# [TASK REQUIREMENTS]
Copy out the listing that follows, exactly, without its pictures.

===== DATASET EXTRACT

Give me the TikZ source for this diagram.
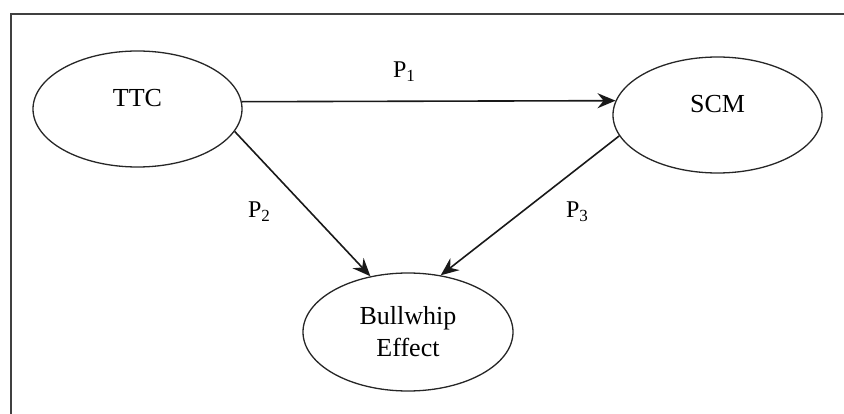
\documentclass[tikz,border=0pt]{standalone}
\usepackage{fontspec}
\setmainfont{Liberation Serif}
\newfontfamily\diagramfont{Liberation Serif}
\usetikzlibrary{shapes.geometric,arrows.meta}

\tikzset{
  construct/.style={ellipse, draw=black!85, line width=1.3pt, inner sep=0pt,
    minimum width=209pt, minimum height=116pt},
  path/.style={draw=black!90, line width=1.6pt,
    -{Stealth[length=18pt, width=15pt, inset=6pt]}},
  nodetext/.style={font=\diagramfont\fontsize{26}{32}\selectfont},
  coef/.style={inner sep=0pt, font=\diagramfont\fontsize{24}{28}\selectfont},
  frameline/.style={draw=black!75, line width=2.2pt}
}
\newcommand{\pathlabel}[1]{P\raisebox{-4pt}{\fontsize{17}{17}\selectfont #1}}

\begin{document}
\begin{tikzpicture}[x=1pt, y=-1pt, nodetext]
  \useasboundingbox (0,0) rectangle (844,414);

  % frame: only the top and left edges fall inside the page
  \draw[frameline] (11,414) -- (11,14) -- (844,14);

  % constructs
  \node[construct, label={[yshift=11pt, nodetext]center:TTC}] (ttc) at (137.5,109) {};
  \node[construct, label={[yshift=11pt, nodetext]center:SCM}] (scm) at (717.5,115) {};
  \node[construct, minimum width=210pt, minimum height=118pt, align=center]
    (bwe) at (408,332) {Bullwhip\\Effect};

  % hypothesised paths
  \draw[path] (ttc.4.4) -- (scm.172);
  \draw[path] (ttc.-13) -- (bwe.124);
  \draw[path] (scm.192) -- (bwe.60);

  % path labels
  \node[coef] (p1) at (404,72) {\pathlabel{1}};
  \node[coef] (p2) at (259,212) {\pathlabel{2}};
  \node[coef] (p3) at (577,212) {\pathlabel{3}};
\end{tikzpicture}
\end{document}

==========

# [RESULT OF THIS TASK]
Give me the TikZ source for this diagram.
\documentclass[tikz,border=0pt]{standalone}
\usepackage{fontspec}
\setmainfont{Liberation Serif}
\newfontfamily\diagramfont{Liberation Serif}
\usetikzlibrary{shapes.geometric,arrows.meta}

\tikzset{
  construct/.style={ellipse, draw=black!85, line width=1.3pt, inner sep=0pt,
    minimum width=209pt, minimum height=116pt},
  path/.style={draw=black!90, line width=1.6pt,
    -{Stealth[length=18pt, width=15pt, inset=6pt]}},
  nodetext/.style={font=\diagramfont\fontsize{26}{32}\selectfont},
  coef/.style={inner sep=0pt, font=\diagramfont\fontsize{24}{28}\selectfont},
  frameline/.style={draw=black!75, line width=2.2pt}
}
\newcommand{\pathlabel}[1]{P\raisebox{-4pt}{\fontsize{17}{17}\selectfont #1}}

\begin{document}
\begin{tikzpicture}[x=1pt, y=-1pt, nodetext]
  \useasboundingbox (0,0) rectangle (844,414);

  % frame: only the top and left edges fall inside the page
  \draw[frameline] (11,414) -- (11,14) -- (844,14);

  % constructs
  \node[construct, label={[yshift=11pt, nodetext]center:TTC}] (ttc) at (137.5,109) {};
  \node[construct, label={[yshift=11pt, nodetext]center:SCM}] (scm) at (717.5,115) {};
  \node[construct, minimum width=210pt, minimum height=118pt, align=center]
    (bwe) at (408,332) {Bullwhip\\Effect};

  % hypothesised paths
  \draw[path] (ttc.4.4) -- (scm.172);
  \draw[path] (ttc.-13) -- (bwe.124);
  \draw[path] (scm.192) -- (bwe.60);

  % path labels
  \node[coef] (p1) at (404,72) {\pathlabel{1}};
  \node[coef] (p2) at (259,212) {\pathlabel{2}};
  \node[coef] (p3) at (577,212) {\pathlabel{3}};
\end{tikzpicture}
\end{document}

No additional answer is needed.